Early signaling events in response to environmental stress


To better understand how early signaling events mediated by secondary messengers and plant hormones affect the acclimation to stress conditions in potato, potato lines were developed for the measurement of Ca2+ transients, the cytosolic redox status and the hormones ABA and jasmonate.



In a collaboration between the University of Bonn, the FAU Erlangen and Durham University, aequorin-based sensor lines of potato and Arabidopsis was used to analyse and compare Ca2+ transients in response to different abiotic and biotic stimuli using soil grown plants. The analysis revealed differences in the kinetics and amplitude of Ca2+ transients between both species, implying species-specific sensitivity for different stress conditions.

To further elucidate the Ca2+ responses with a better resolution in regards to specific tissues and even specific cells, a potato line carrying the fluorescence-based genetically encoded Ca2+ indicator GCaMP3 (StGCaMP3) was generated. The indicator localizes in the cytosol and nucleus and due to the power of regions-of-interest provide by high-resolution microscopes, changes in the Ca2+ levels of both compartments can be analysed separately. Changes in GCaMP3 fluorescence in response to external application of ATP (Figure 1A) and stress-induced Ca2+ waves going through the stolon tissue can be observed using a fluorescence microscope (Figure 1B).

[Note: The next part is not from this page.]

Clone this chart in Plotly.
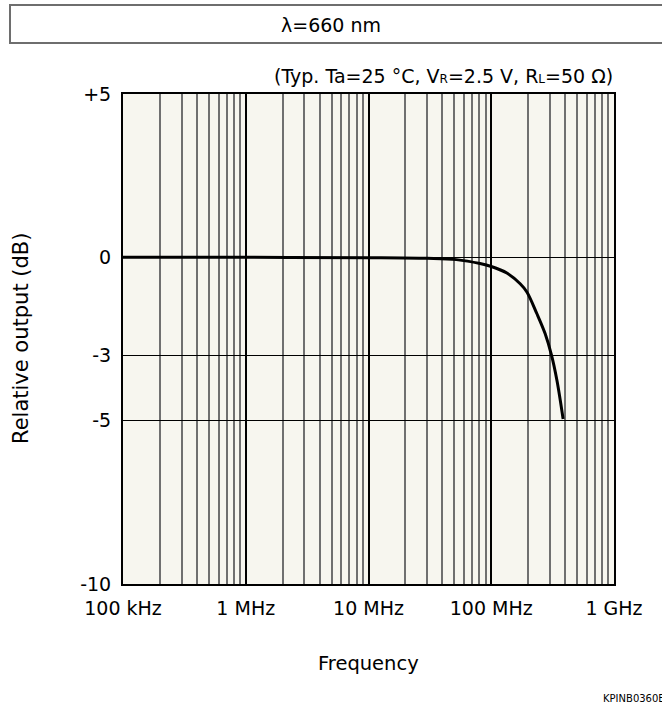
import plotly.graph_objects as go

# Data
freq_hz = [1e5, 1e6, 1e7, 3e7, 5.2e7, 8.1e7, 1.0e8, 1.34e8, 1.72e8, 1.95e8,
           2.35e8, 2.75e8, 3.1e8, 3.43e8, 3.85e8]
rel_db = [0.0, 0.0, -0.01, -0.03, -0.07, -0.19, -0.28, -0.48, -0.81, -1.06,
          -1.72, -2.34, -3.0, -3.77, -4.95]

x_tickvals = [1e5, 1e6, 1e7, 1e8, 1e9]
x_ticktext = ["100 kHz", "1 MHz", "10 MHz", "100 MHz", "1 GHz"]
y_tickvals = [-10, -5, -3, 0, 5]
y_ticktext = ["-10", "-5", "-3", "0", "+5"]
minor_vals = [m * 10 ** e for e in range(5, 9) for m in range(2, 10)]

FONT = "DejaVu Sans"
W, H = 662, 706
L, R, T, B = 123, 48, 94, 122
pw, ph = W - L - R, H - T - B

def px(xp):
    return (xp - L) / pw

def py(yp):
    return (H - B - yp) / ph

fig = go.Figure()
fig.add_trace(go.Scatter(
    x=freq_hz, y=rel_db, mode="lines",
    line=dict(color="black", width=3, shape="spline", smoothing=1.0),
    showlegend=False, hoverinfo="skip",
))

fig.update_layout(
    width=W, height=H,
    margin=dict(l=L, r=R, t=T, b=B),
    paper_bgcolor="white",
    plot_bgcolor="#f7f6ef",
    font=dict(family=FONT, size=19, color="black"),
    xaxis=dict(
        type="log", range=[5, 9],
        tickmode="array", tickvals=x_tickvals, ticktext=x_ticktext,
        showgrid=True, gridcolor="black", gridwidth=2,
        showline=True, mirror=True, linecolor="black", linewidth=2,
        ticks="outside", ticklen=6, tickcolor="rgba(0,0,0,0)",
        tickfont=dict(size=19),
        minor=dict(tickmode="array", tickvals=minor_vals, showgrid=True,
                   gridcolor="#707070", gridwidth=1.5, ticks=""),
        zeroline=False,
    ),
    yaxis=dict(
        range=[-10, 5],
        tickmode="array", tickvals=y_tickvals, ticktext=y_ticktext,
        showgrid=True, gridcolor="black", gridwidth=1,
        showline=True, mirror=True, linecolor="black", linewidth=2,
        ticks="outside", ticklen=6, tickcolor="rgba(0,0,0,0)",
        tickfont=dict(size=19),
        zeroline=False,
    ),
    shapes=[dict(type="rect", xref="paper", yref="paper",
                 x0=px(10), x1=px(680), y0=py(43), y1=py(5),
                 line=dict(color="#6e6e6e", width=2), fillcolor="rgba(0,0,0,0)")],
    annotations=[
        dict(text="λ=660 nm", xref="paper", yref="paper",
             x=px(331), y=py(25), showarrow=False, font=dict(size=19),
             xanchor="center", yanchor="middle"),
        dict(text="(Typ. Ta=25 °C, V<span style='font-size:12px'>R</span>=2.5 V, "
                  "R<span style='font-size:12px'>L</span>=50 Ω)",
             xref="paper", yref="paper", x=px(615), y=py(76), showarrow=False,
             font=dict(size=19), xanchor="right", yanchor="middle"),
        dict(text="Relative output (dB)", xref="paper", yref="paper",
             x=px(21), y=py(339), showarrow=False, textangle=-90,
             font=dict(size=21), xanchor="center", yanchor="middle"),
        dict(text="Frequency", xref="paper", yref="paper",
             x=px(368), y=py(663), showarrow=False,
             font=dict(size=19.5), xanchor="center", yanchor="middle"),
        dict(text="KPINB0360EA", xref="paper", yref="paper",
             x=px(601), y=py(698), showarrow=False,
             font=dict(size=10), xanchor="left", yanchor="middle"),
    ],
)

fig.write_html("out.html")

This new sensor line will become part of our ongoing studies on early signaling events in Désirée under drought/heat and flooding stress to ultimately generate a detailed timeline and comprehensive event map of early stress responses. Moreover, they will be used to address questions regarding Ca2+ signaling in stolon development and cell specific stress response, e.g. in stomata.

Figure 1: A) ATP induced Ca2+transient observed via changes in GCaMP3 fluorescence. B) Still pictures from three different time points of a video recording of stress-induced Ca2+ waves observed in the StGCaMP3 line using a fluorescence microscope.